**** RECORDS FOR PROCESSING

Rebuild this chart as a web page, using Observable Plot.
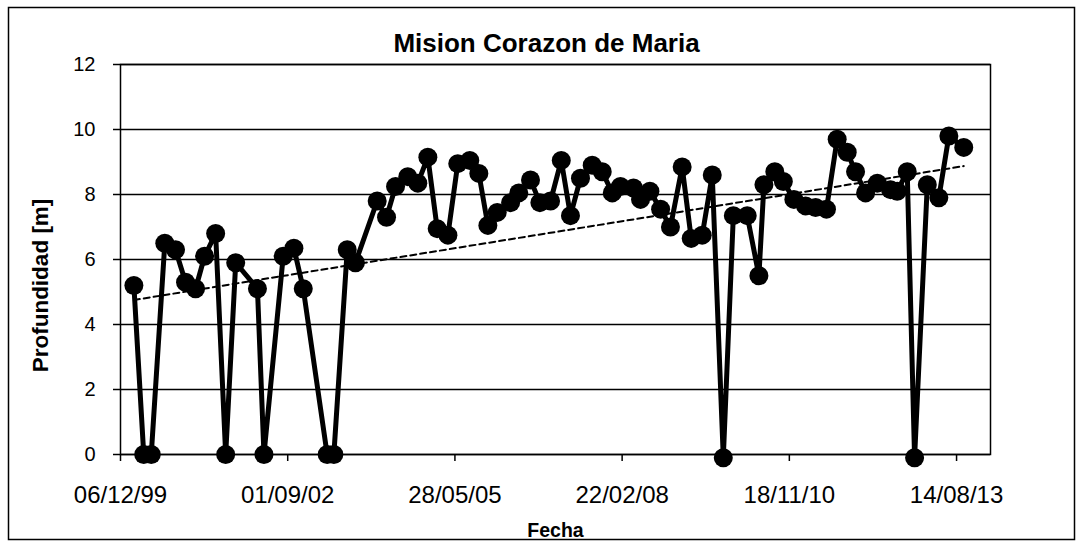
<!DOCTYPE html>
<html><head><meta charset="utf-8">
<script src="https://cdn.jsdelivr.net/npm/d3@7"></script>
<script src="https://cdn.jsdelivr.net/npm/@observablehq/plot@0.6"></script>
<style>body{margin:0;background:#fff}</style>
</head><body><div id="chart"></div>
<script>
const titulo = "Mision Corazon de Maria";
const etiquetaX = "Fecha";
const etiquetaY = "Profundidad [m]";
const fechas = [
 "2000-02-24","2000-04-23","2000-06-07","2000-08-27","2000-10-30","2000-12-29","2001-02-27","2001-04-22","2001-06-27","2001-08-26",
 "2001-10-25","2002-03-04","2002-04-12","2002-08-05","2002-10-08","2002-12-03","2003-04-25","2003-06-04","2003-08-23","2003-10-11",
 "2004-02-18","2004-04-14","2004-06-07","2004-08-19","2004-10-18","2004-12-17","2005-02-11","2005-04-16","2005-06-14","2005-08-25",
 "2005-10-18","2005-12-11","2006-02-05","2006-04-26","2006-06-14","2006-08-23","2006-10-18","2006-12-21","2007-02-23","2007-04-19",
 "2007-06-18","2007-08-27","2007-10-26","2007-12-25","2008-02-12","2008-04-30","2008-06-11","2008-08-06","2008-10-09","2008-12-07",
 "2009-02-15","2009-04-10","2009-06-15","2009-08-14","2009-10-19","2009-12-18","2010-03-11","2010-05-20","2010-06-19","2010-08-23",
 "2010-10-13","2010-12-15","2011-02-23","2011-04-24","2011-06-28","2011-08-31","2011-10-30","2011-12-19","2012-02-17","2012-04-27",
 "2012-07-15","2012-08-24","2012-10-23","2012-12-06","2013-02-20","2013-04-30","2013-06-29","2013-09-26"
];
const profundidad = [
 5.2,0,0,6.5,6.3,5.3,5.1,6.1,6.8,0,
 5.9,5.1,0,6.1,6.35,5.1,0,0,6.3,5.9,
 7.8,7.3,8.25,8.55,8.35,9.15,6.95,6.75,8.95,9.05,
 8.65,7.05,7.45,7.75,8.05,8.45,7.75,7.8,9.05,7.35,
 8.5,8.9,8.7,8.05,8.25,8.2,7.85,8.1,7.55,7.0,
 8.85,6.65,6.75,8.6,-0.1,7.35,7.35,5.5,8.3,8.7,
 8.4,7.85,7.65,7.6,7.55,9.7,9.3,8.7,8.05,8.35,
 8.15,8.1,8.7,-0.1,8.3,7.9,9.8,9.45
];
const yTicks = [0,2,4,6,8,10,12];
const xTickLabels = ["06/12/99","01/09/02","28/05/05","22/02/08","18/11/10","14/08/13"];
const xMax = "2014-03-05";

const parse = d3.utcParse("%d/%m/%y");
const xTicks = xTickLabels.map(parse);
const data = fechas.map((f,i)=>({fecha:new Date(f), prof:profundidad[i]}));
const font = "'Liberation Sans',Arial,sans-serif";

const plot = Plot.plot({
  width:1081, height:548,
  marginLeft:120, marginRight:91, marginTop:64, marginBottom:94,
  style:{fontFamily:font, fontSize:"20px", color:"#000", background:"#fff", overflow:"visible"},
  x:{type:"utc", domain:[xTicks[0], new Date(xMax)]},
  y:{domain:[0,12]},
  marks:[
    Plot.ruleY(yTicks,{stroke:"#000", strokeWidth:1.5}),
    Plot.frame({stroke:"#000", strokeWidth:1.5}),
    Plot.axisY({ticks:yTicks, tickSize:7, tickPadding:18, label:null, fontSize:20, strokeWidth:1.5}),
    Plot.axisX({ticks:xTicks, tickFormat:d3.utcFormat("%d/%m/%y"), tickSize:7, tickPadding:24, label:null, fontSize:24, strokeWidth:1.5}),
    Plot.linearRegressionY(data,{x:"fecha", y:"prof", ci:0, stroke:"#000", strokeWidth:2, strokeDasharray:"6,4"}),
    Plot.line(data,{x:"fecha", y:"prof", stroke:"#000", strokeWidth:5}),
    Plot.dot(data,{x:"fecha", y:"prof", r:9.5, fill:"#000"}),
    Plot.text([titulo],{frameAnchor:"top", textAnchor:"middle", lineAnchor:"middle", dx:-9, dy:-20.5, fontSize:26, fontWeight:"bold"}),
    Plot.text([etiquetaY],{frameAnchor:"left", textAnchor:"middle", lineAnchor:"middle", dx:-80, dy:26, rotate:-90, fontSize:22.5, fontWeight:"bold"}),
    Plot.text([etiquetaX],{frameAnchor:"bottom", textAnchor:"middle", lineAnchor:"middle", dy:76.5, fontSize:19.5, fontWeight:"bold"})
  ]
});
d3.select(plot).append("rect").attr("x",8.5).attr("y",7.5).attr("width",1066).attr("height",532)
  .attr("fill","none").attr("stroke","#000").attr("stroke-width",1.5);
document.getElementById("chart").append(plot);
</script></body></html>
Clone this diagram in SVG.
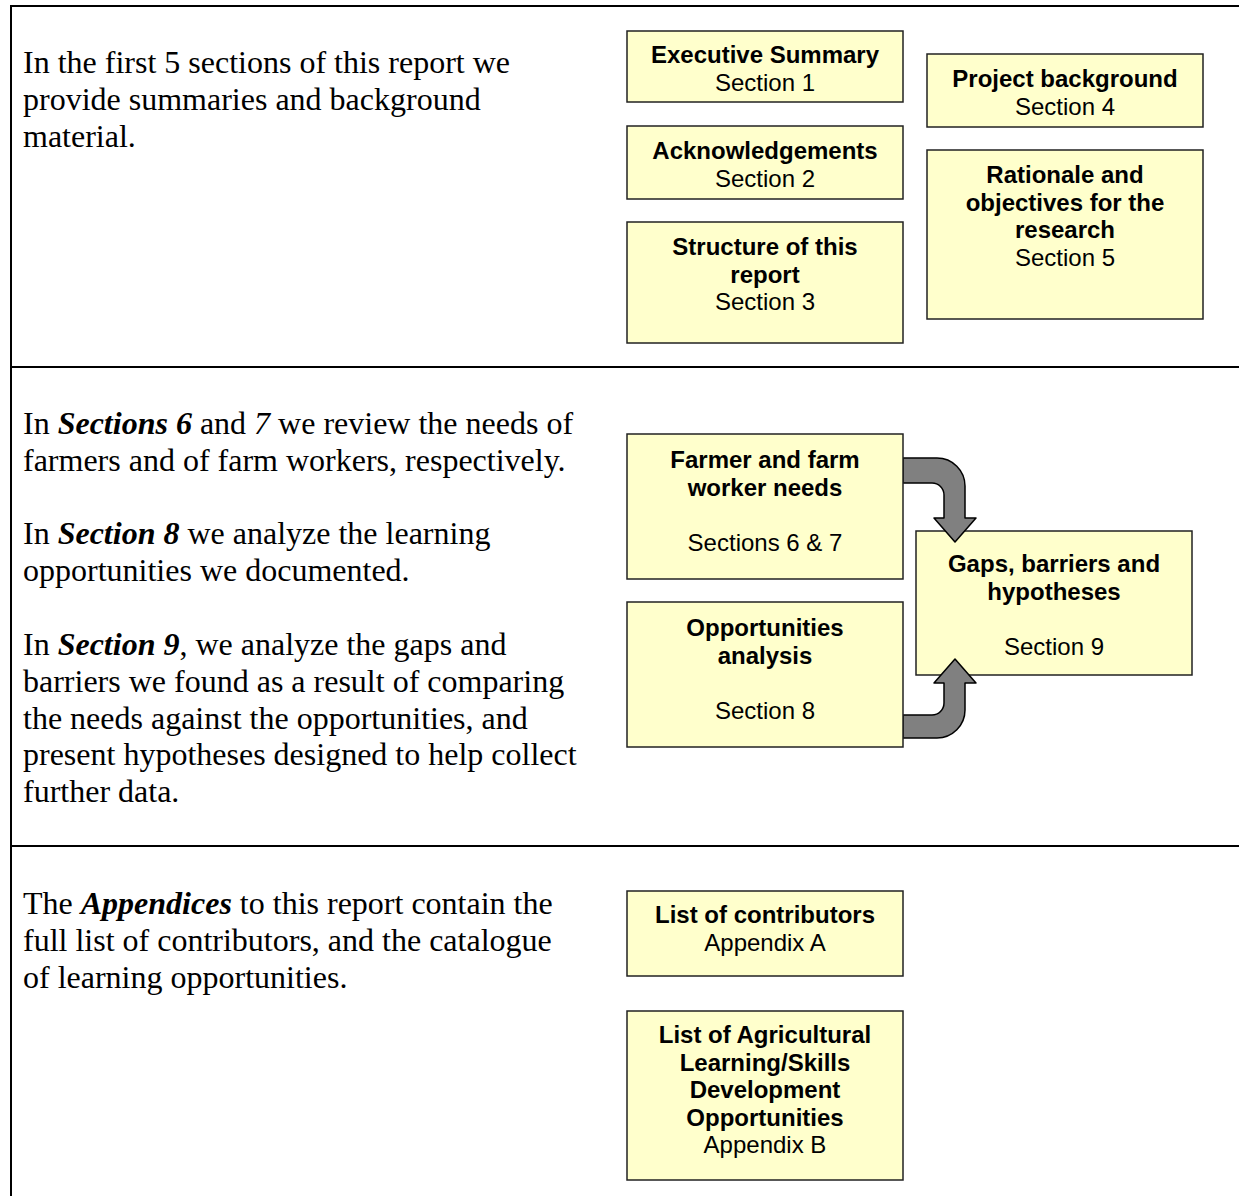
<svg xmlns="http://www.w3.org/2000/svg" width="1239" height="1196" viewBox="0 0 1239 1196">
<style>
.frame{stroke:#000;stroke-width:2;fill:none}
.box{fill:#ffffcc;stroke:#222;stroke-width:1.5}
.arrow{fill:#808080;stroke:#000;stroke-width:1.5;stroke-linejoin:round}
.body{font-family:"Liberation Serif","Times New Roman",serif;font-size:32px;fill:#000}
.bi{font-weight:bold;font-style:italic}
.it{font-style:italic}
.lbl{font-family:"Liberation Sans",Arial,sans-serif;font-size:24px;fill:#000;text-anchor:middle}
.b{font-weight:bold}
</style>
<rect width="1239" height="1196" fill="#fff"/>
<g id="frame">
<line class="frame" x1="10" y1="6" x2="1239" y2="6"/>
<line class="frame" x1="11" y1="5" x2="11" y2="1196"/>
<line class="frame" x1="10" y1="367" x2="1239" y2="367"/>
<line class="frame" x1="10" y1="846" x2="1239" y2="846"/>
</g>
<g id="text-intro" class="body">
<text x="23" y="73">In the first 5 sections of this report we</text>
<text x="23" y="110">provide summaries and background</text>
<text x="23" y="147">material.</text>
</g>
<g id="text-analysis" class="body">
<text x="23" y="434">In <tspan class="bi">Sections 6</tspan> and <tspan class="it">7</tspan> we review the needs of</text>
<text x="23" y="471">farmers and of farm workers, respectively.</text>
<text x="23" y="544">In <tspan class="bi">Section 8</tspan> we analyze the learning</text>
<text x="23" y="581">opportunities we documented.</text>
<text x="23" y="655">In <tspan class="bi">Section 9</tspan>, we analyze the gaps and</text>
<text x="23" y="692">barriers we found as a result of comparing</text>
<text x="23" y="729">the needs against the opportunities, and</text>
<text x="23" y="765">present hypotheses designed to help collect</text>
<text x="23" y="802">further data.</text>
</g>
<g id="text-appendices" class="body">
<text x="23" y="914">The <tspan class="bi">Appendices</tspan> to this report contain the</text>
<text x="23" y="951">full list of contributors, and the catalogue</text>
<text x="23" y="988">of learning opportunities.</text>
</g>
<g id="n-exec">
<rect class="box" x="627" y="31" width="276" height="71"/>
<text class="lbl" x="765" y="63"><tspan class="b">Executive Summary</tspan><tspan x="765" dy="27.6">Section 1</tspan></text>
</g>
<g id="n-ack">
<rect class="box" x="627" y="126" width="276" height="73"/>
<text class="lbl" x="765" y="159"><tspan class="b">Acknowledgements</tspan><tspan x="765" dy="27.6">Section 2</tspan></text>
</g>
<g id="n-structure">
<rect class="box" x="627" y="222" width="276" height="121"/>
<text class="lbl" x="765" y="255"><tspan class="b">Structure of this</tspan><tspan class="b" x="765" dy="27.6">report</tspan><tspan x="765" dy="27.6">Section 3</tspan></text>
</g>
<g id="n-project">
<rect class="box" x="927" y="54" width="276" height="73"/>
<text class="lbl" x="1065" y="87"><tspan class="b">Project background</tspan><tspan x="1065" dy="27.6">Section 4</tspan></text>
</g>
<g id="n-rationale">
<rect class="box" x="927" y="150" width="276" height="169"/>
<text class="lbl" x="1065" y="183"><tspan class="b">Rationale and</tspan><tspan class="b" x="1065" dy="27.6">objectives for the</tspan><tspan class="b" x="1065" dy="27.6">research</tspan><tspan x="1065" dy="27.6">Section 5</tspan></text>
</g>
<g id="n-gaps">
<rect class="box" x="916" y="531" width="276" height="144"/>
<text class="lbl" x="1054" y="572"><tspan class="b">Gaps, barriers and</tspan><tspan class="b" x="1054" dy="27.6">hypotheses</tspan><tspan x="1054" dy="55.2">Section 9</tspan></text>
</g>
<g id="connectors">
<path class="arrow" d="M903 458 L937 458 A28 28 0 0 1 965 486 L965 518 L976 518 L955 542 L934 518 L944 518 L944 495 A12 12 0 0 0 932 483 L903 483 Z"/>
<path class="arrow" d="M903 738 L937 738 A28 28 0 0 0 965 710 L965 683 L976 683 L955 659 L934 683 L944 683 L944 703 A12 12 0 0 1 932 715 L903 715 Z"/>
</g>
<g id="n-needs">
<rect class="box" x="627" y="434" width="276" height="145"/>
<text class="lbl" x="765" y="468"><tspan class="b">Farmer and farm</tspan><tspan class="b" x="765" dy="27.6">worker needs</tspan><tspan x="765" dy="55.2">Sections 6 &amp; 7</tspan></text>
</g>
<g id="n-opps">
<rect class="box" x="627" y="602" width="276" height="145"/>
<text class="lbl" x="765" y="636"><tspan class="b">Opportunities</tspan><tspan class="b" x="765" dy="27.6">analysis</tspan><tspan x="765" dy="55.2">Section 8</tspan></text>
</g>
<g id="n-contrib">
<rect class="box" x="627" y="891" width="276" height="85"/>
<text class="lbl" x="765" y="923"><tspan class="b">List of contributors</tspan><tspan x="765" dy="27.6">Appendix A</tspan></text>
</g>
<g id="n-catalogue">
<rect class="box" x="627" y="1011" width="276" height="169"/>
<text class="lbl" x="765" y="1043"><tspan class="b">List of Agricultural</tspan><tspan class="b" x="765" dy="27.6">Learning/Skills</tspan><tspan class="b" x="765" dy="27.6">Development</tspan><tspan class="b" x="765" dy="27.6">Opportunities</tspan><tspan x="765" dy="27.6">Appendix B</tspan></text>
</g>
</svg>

********

* _TASK STATEMENT_:
Pull out every line of the records above that contains the word "this".

* _EXERCISE ANSWER_:
Rebuild this chart as a web page, using Observable Plot.
Clone this diagram in SVG.
<text x="23" y="73">In the first 5 sections of this report we</text>
<text x="23" y="914">The <tspan class="bi">Appendices</tspan> to this report contain the</text>
<text class="lbl" x="765" y="255"><tspan class="b">Structure of this</tspan><tspan class="b" x="765" dy="27.6">report</tspan><tspan x="765" dy="27.6">Section 3</tspan></text>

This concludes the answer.